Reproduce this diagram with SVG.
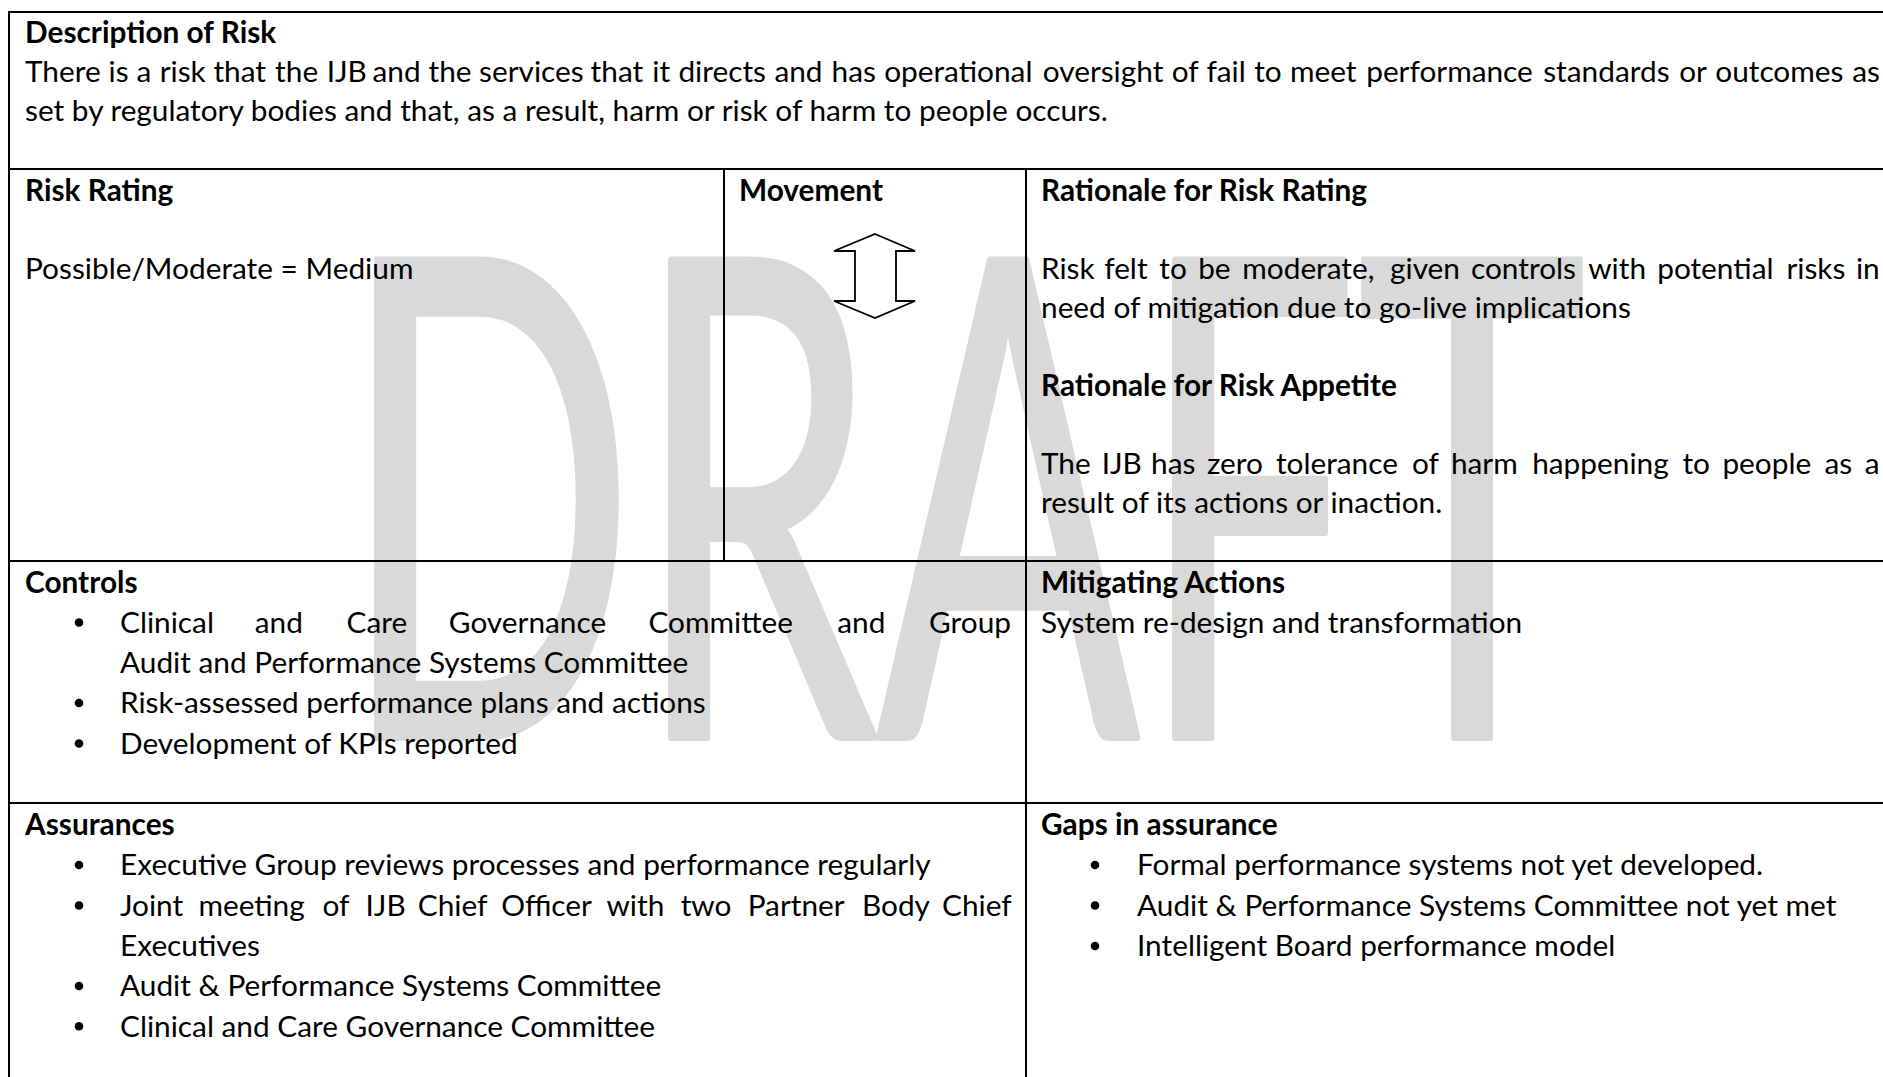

★ ★ ★ ★ ★

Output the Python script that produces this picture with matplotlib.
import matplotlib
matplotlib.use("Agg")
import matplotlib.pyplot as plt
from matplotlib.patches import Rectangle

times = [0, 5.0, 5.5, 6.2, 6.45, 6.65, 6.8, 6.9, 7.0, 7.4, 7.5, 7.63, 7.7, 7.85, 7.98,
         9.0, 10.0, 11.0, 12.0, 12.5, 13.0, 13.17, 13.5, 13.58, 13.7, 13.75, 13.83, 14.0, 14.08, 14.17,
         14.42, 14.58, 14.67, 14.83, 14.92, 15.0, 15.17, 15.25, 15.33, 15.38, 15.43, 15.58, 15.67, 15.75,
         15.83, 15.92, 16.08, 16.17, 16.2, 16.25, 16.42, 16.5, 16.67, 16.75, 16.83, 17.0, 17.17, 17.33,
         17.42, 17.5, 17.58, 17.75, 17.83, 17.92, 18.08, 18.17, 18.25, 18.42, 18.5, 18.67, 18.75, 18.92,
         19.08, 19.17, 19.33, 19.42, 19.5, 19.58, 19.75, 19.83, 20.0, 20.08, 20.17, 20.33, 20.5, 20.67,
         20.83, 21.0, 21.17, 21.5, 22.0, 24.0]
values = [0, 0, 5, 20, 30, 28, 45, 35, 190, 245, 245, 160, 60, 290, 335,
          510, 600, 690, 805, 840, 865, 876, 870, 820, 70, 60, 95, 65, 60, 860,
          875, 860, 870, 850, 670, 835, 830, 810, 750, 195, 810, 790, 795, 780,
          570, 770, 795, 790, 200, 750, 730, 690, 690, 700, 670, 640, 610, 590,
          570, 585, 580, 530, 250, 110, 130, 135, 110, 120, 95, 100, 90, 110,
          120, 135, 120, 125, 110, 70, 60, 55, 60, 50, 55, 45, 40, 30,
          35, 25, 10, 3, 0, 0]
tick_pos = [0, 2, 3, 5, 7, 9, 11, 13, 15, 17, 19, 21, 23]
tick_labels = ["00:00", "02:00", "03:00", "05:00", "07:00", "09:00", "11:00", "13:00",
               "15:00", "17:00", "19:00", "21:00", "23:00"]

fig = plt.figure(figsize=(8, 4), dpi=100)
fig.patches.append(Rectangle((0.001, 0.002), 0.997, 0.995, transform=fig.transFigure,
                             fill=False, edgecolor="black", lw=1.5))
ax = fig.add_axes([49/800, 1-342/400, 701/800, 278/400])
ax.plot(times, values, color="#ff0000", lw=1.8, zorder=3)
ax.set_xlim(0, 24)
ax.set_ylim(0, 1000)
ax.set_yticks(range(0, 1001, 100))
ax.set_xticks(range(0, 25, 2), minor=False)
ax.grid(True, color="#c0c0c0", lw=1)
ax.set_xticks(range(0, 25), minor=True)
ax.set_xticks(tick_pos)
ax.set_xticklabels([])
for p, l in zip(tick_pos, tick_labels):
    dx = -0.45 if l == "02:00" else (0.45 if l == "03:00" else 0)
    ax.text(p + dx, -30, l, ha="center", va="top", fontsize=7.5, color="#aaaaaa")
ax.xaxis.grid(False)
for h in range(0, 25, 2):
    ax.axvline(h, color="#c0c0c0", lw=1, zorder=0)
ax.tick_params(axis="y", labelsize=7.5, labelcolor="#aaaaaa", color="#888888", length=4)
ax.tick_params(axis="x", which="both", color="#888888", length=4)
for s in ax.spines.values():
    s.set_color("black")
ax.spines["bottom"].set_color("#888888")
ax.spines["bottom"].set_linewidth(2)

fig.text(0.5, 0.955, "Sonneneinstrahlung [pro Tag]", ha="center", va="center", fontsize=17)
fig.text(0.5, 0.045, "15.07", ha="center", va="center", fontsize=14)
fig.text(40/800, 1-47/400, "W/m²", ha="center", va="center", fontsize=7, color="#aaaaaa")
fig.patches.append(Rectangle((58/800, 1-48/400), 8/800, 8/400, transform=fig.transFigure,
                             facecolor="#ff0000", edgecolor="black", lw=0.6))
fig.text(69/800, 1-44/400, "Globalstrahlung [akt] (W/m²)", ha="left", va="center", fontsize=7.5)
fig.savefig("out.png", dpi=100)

★ ★ ★ ★ ★

■ **Task details**
Your task is to print the lines from the one containing "Output the Python" through the one containing "from matplotlib.patches import Rectangle", exactly and with nothing added.

■ **Exercise response**
Output the Python script that produces this picture with matplotlib.
import matplotlib
matplotlib.use("Agg")
import matplotlib.pyplot as plt
from matplotlib.patches import Rectangle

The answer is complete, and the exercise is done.